A bench led by Justice Dipak Misra underlined that a maximum punishment of two years in jail with fine under Section 304A of the IPC may not serve the purpose of a law being deterrent, which could be an “imperative” necessity at times.
“The poor feel that their lives are not safe, the pedestrians think of uncertainty and the civilized persons drive in constant fear but still apprehensive about the obnoxious attitude of the people who project themselves as ‘larger than life’. In such obtaining circumstances, we are bound to observe that the lawmakers should scrutinize, re-look and re-visit the sentencing policy in Section 304A, IPC. We say so with immense anguish,” said the court.
It is noted that India has a disreputable record of road accidents and there was a growing nonchalant attitude among the drivers which required to be curbed.
“This court has been constantly noticing the increase in number of road accidents and has also noticed how the vehicle drivers have been totally rash and negligent. It seems to us that driving in a drunken state, in a rash and negligent manner or driving with youthful adventurous enthusiasm as if there are no traffic rules or no discipline of law has come to the centrestage,” it said.

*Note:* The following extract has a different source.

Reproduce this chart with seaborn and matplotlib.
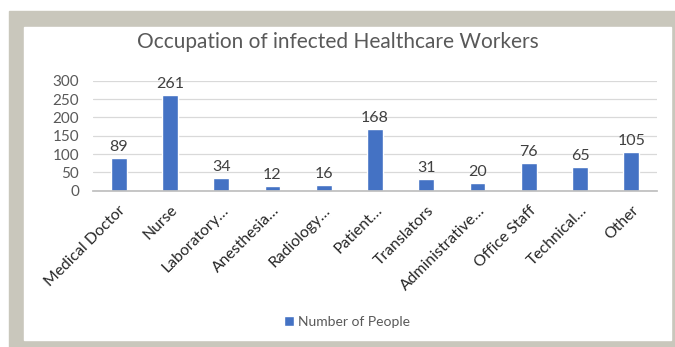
import pandas as pd
import matplotlib
matplotlib.use("Agg")
import matplotlib.pyplot as plt
from matplotlib.patches import Rectangle
import seaborn as sns

# ── Data ─────────────────────────────────────────────────
occupations = ["Medical Doctor", "Nurse", "Laboratory…", "Anesthesia…", "Radiology…",
               "Patient…", "Translators", "Administrative…", "Office Staff",
               "Technical…", "Other"]
people = [89, 261, 34, 12, 16, 168, 31, 20, 76, 65, 105]
y_ticks = [0, 50, 100, 150, 200, 250, 300]

df = pd.DataFrame({"Occupation": occupations, "Number of People": people})

# ── Style ─────────────────────────────────────────────────
sns.set_theme(style="white")
plt.rcParams["font.family"] = ["Lato", "DejaVu Sans"]
BLUE = "#4472C4"
TXT = "#595959"
FRAME = "#C9C7BC"

fig = plt.figure(figsize=(6.75, 3.47), dpi=100)
# gray frame + white panel (drawn under the axes)
fig.patches.append(Rectangle((9 / 675, 0), 1, 1 - 11 / 347, transform=fig.transFigure,
                             color=FRAME, zorder=-2))
fig.patches.append(Rectangle((24 / 675, 7 / 347), (671 - 24) / 675, (340 - 27) / 347,
                             transform=fig.transFigure, color="white", zorder=-1))

ax = fig.add_axes([93 / 675, 1 - 190.7 / 347, (657 - 93) / 675, 110 / 347])
ax.patch.set_alpha(0)
sns.barplot(data=df, x="Occupation", y="Number of People", color=BLUE, width=0.31,
            ax=ax, label="Number of People", saturation=1)
ax.bar_label(ax.containers[0], padding=3, fontsize=11.5, color="#404040")

ax.set_ylim(0, 300)
ax.set_yticks(y_ticks)
ax.set_xlim(-0.5, len(occupations) - 0.5)
ax.yaxis.grid(True, color="#D9D9D9", lw=0.9)
ax.set_axisbelow(True)
for s in ["top", "right", "left"]:
    ax.spines[s].set_visible(False)
ax.spines["bottom"].set_color("#BFBFBF")
ax.tick_params(axis="y", length=0, labelsize=11, labelcolor=TXT, pad=10)
ax.tick_params(axis="x", length=0, labelsize=11.3, labelcolor="#262626", pad=9)
plt.setp(ax.get_xticklabels(), rotation=45, ha="right", rotation_mode="anchor")
ax.set_xlabel("")
ax.set_ylabel("")

fig.text(0.5, 1 - 42 / 347, "Occupation of infected Healthcare Workers",
         ha="center", va="center", fontsize=15, color=TXT)

handles, labels = ax.get_legend_handles_labels()
leg = fig.legend(handles, labels, loc="center", bbox_to_anchor=(347 / 675, 1 - 322 / 347),
                 frameon=False, fontsize=10, handlelength=0.7, handleheight=0.7,
                 handletextpad=0.3, labelcolor=TXT)
if ax.get_legend():
    ax.get_legend().remove()

fig.savefig("out.png", dpi=100)
plt.close(fig)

The court stated that a man with the means has, in possibility, graduated himself to harbour the idea that he can escape from the substantive sentence by payment of compensation. Neither the law nor the court, the bench maintained, should get oblivious of the fact that in such accidents precious lives are lost and the survivors are crippled for life.
“Such developing of notions is a dangerous phenomenon in an orderly society. Young age cannot be a plea to be accepted in all circumstances. Life to the poor or the impecunious is as worth living for as it is to the rich and the luxuriously temperamental,” it said.
The court said this as it enhanced the jail term of a convict from 24 days to six months. Saurabh Bakshi’s punishment was reduced from one year in jail to 24 days, already undergone during the trial, by the the Punjab and Haryana High Court. Bakshi was convicted for causing death of two persons by rash and negligent driving of a motor vehicle in June 2007.